Au travers de conversations truffées de métaphores ambitieuses avec un robot supposé incarner une voix raisonnable, Elie partage également sa détresse avec le spectateur. Va-t-elle, à l’issue du délai d’un mois qui lui est accordé, accepter la vérité qui lui est imposée par le Miroir? Miroir, dont on doute de plus en plus du reflet. Est-ce réellement la vérité vraie qui s’y réverbère, ou plutôt celle que la société attend ? Elie a de plus en plus peur, car elle risque, si elle refuse cette vérité, d’envoyer sa famille errer aux confins glacés de l’univers.
À l’aide d’une scénographie impressionnante, articulée autour de jeux de lumière très travaillés et d’un accompagnement sonore puissant fait de voix métalliques, on cherche à entraîner le spectateur dans les noirceurs du questionnement de soi.
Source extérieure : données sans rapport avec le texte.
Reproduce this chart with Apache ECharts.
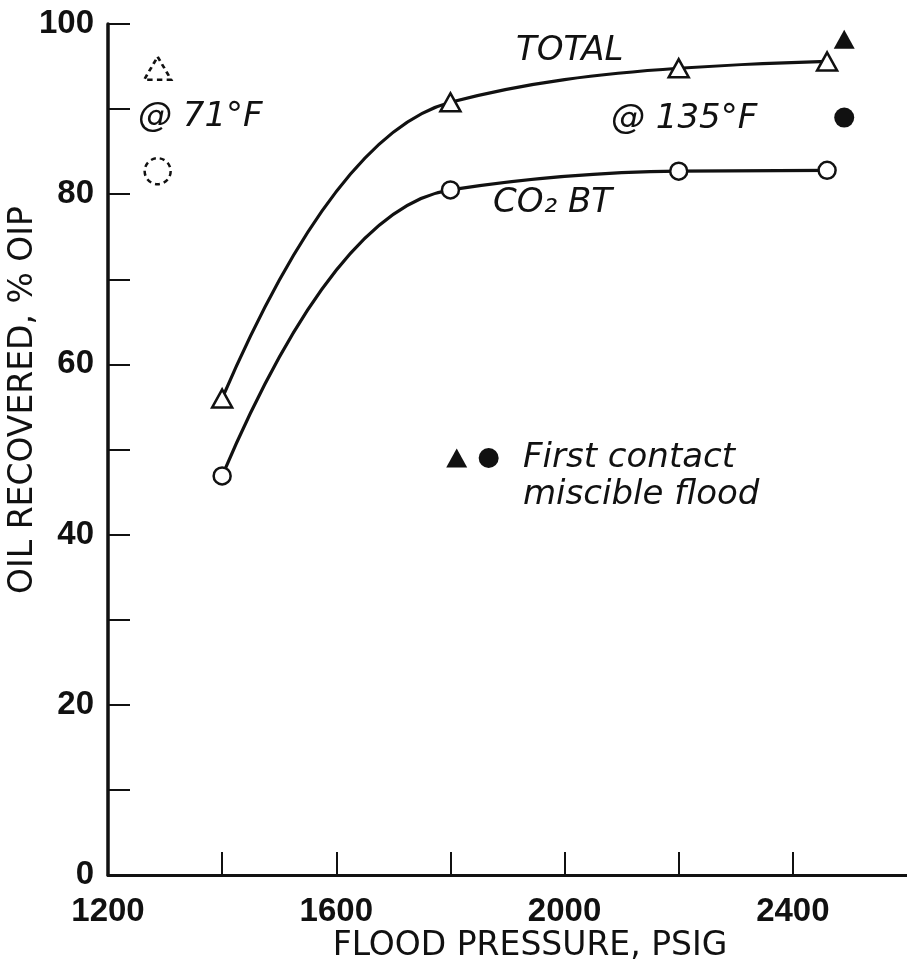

Et il est bien ici question de noirceur, car il semble impossible d’ignorer l’aspect effrayant créé par cette mise en scène destinée à de jeunes enfants.
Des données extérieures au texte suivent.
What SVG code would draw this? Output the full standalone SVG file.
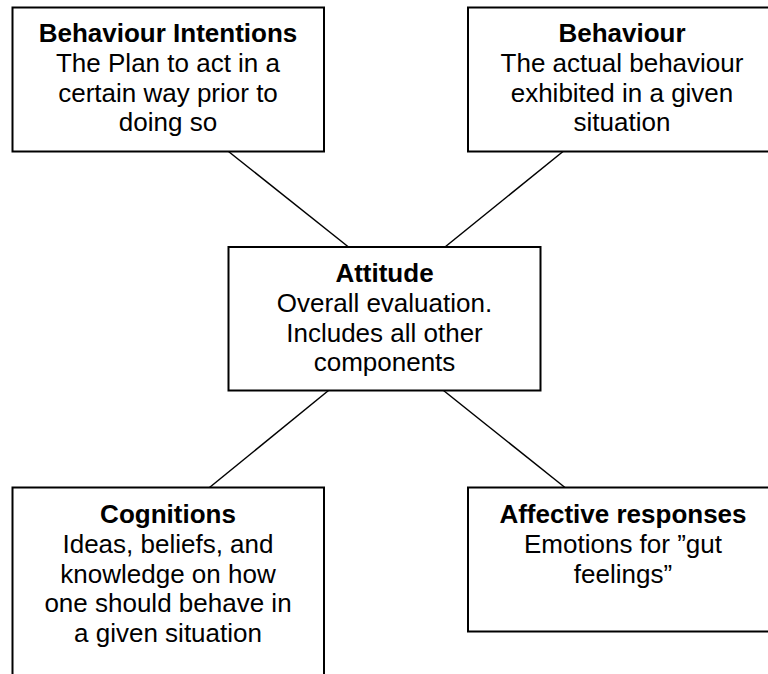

Quant à ce Jack qui donne son titre au spectacle, qui est il ? Et surtout, où est-il ? Il semble présent tout au long des réflexions d’Elie sous forme d’une ombre de moins en moins vacillante, mais il faut attendre la fin de la pièce pour enfin lever le voile sur ce personnage mystérieux.
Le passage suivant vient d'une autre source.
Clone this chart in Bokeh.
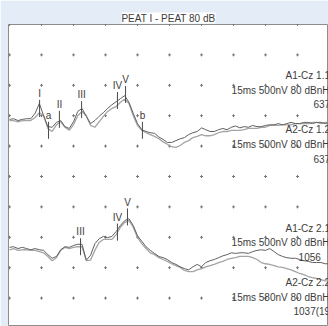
import numpy as np
from bokeh.plotting import figure
from bokeh.models import Range1d
from bokeh.core.properties import value
from bokeh.embed import file_html
from bokeh.resources import INLINE

# ---- data ----
title = "PEAT I - PEAT 80 dB"
ms_per_div = 1.5
uv_per_div = 0.5
t_ms = np.round(np.arange(76) * 0.2, 1)

up_a1 = [-0.01, 0.00, -0.03, -0.01, 0.00, 0.00, 0.09, 0.25, 0.05, -0.13,
         -0.14, -0.06, -0.03, -0.13, -0.16, -0.05, 0.12, 0.17, 0.04, -0.08,
         -0.03, 0.04, 0.10, 0.17, 0.23, 0.28, 0.33, 0.38, 0.27, 0.09,
         -0.08, -0.18, -0.21, -0.23, -0.24, -0.30, -0.34, -0.39, -0.39, -0.36,
         -0.33, -0.31, -0.26, -0.23, -0.21, -0.15, -0.18, -0.21, -0.21, -0.18,
         -0.16, -0.18, -0.14, -0.12, -0.15, -0.13, -0.14, -0.11, -0.13, -0.13,
         -0.11, -0.10, -0.10, -0.08, -0.10, -0.08, -0.06, -0.08, -0.08, -0.06,
         -0.06, -0.08, -0.06, -0.06, -0.08, -0.06]
up_a2 = [-0.03, -0.03, -0.05, -0.03, -0.03, -0.03, 0.02, 0.10, 0.05, -0.16,
         -0.21, -0.10, -0.05, -0.14, -0.19, -0.10, 0.05, 0.12, 0.05, -0.11,
         -0.14, -0.05, 0.04, 0.12, 0.17, 0.20, 0.27, 0.32, 0.25, 0.05,
         -0.11, -0.19, -0.23, -0.26, -0.29, -0.33, -0.38, -0.42, -0.46, -0.47,
         -0.44, -0.39, -0.36, -0.31, -0.29, -0.26, -0.28, -0.28, -0.26, -0.23,
         -0.21, -0.21, -0.19, -0.19, -0.19, -0.18, -0.16, -0.16, -0.16, -0.14,
         -0.14, -0.11, -0.11, -0.11, -0.10, -0.10, -0.10, -0.08, -0.08, -0.08,
         -0.08, -0.06, -0.06, -0.08, -0.06, -0.06]
lo_a1 = [0.01, 0.02, -0.01, 0.01, -0.01, -0.03, -0.01, -0.03, -0.04, -0.11,
         -0.17, -0.14, -0.03, 0.02, 0.01, 0.04, 0.06, 0.06, -0.20, -0.12,
         0.07, 0.15, 0.19, 0.17, 0.19, 0.27, 0.37, 0.45, 0.48, 0.37,
         0.20, 0.11, 0.02, -0.04, -0.09, -0.14, -0.16, -0.19, -0.24, -0.27,
         -0.31, -0.34, -0.36, -0.31, -0.27, -0.31, -0.24, -0.21, -0.19, -0.16,
         -0.13, -0.11, -0.08, -0.09, -0.08, -0.08, -0.09, -0.06, -0.04, -0.03,
         -0.04, -0.01, -0.06, -0.11, -0.14, -0.16, -0.17, -0.17, -0.19, -0.21,
         -0.22, -0.24, -0.24, -0.24, -0.26, -0.26]
lo_a2 = [-0.03, -0.01, -0.04, -0.03, -0.03, -0.04, -0.04, -0.06, -0.08, -0.14,
         -0.21, -0.16, -0.04, 0.01, -0.01, 0.01, 0.02, 0.02, -0.21, -0.20,
         -0.04, 0.09, 0.14, 0.14, 0.14, 0.22, 0.34, 0.42, 0.45, 0.34,
         0.17, 0.07, -0.01, -0.08, -0.11, -0.16, -0.19, -0.22, -0.26, -0.29,
         -0.32, -0.37, -0.39, -0.39, -0.36, -0.34, -0.31, -0.29, -0.27, -0.24,
         -0.22, -0.19, -0.17, -0.16, -0.14, -0.14, -0.14, -0.16, -0.19, -0.24,
         -0.26, -0.27, -0.29, -0.31, -0.32, -0.34, -0.36, -0.39, -0.42, -0.44,
         -0.47, -0.49, -0.50, -0.52, -0.54, -0.55]

up_peaks = ["I", "a", "II", "III", "IV", "V", "b"]
up_lat = [1.41, 1.83, 2.34, 3.38, 5.06, 5.44, 6.23]
up_amp = [0.17, -0.19, -0.01, 0.15, 0.30, 0.40, -0.19]
lo_peaks = ["III", "IV", "V"]
lo_lat = [3.33, 5.06, 5.53]
lo_amp = [0.02, 0.26, 0.51]

up_info = [["A1-Cz 1.1", "15ms 500nV 80 dBnHL", "637"],
           ["A2-Cz 1.2", "15ms 500nV 80 dBnHL", "637"]]
lo_info = [["A1-Cz 2.1", "15ms 500nV 80 dBnHL", "1056"],
           ["A2-Cz 2.2", "15ms 580nV 80 dBnHL", "1037(19)"]]

# ---- layout / style ----
up_base, lo_base = 6.9, 2.65          # trace baselines (divisions)
tick_half = 0.14                      # peak marker half length (uV)
info_x = [12.94, 10.41]               # left x of the info lines (ms)
info_num_x = {"637": 14.25, "1056": 13.55, "1037(19)": 13.31}
info_y = {"up": [[8.32, 7.83, 7.37], [6.55, 6.05, 5.59]],
          "lo": [[3.29, 2.83, 2.34], [1.51, 1.02, 0.56]]}
FONT = "Liberation Sans"
TXT = "#3c3c3c"
PAGE_BG = "#e4edf7"

p = figure(width=328, height=326,
           x_range=Range1d(-0.046875, 14.953125), y_range=Range1d(0.066, 10),
           output_backend="svg", toolbar_location=None,
           x_axis_location=None, y_axis_location=None,
           min_border_left=8, min_border_right=0, min_border_bottom=0,
           min_border_top=24,
           outline_line_color="#8c8c8c", outline_line_width=1,
           background_fill_color="white", border_fill_color=PAGE_BG)
p.grid.grid_line_color = None
p.title.text = title
p.title.align = "center"
p.title.text_font = FONT
p.title.text_font_size = "10px"
p.title.text_font_style = "normal"
p.title.text_color = TXT
p.title.standoff = 2
p.title.background_fill_color = "white"

# grid dots
gx, gy = np.meshgrid(np.arange(0, 11) * ms_per_div, np.arange(1, 11))
p.scatter(gx.ravel(), gy.ravel(), marker="cross", size=3, line_width=1,
          color="#7a7a7a")

# traces
def yv(base, amp):
    return base + np.asarray(amp) / uv_per_div

p.line(t_ms, yv(up_base, up_a2), line_color="#a4a4a4", line_width=1.3)
p.line(t_ms, yv(up_base, up_a1), line_color="#606060", line_width=1.0)
p.line(t_ms, yv(lo_base, lo_a2), line_color="#a4a4a4", line_width=1.3)
p.line(t_ms, yv(lo_base, lo_a1), line_color="#606060", line_width=1.0)

# peak markers
def markers(base, lat, amp, names):
    amp = np.asarray(amp)
    top = yv(base, amp + tick_half)
    bot = yv(base, amp - tick_half)
    p.segment(x0=lat, y0=bot, x1=lat, y1=top, line_color="#4a4a4a", line_width=1)
    p.text(x=lat, y=top + 0.03, text=names, text_align="center",
           text_baseline="bottom", text_font=value(FONT),
           text_font_size="10px", text_color=TXT)

markers(up_base, up_lat, up_amp, up_peaks)
markers(lo_base, lo_lat, lo_amp, lo_peaks)

# info texts
for key, info in (("up", up_info), ("lo", lo_info)):
    for j, lines in enumerate(info):
        xs = [info_x[0], info_x[1], info_num_x[lines[2]]]
        p.text(x=xs, y=info_y[key][j], text=lines, text_align="left",
               text_baseline="middle", text_font=value(FONT),
               text_font_size="10px", text_color=TXT)

open("out.html", "w").write(file_html(p, INLINE))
Si le projet est de mener une réflexion sur le questionnement de soi, particulièrement autour de la question du genre, et d’initier le jeune public à la thématique du conflit intérieur, on ne peut s’empêcher de souligner que de présenter cela sous un aspect aussi angoissant et peu clair risque de faire obstacle. Car si Elie, envers et contre tout, choisit sa vérité propre et que la difficulté et la bravoure de son combat sont très bien illustrées, le spectateur, jeune ou moins jeune, ressort plein d’interrogations, moins sur le propos de la pièce que sur la pièce elle-même.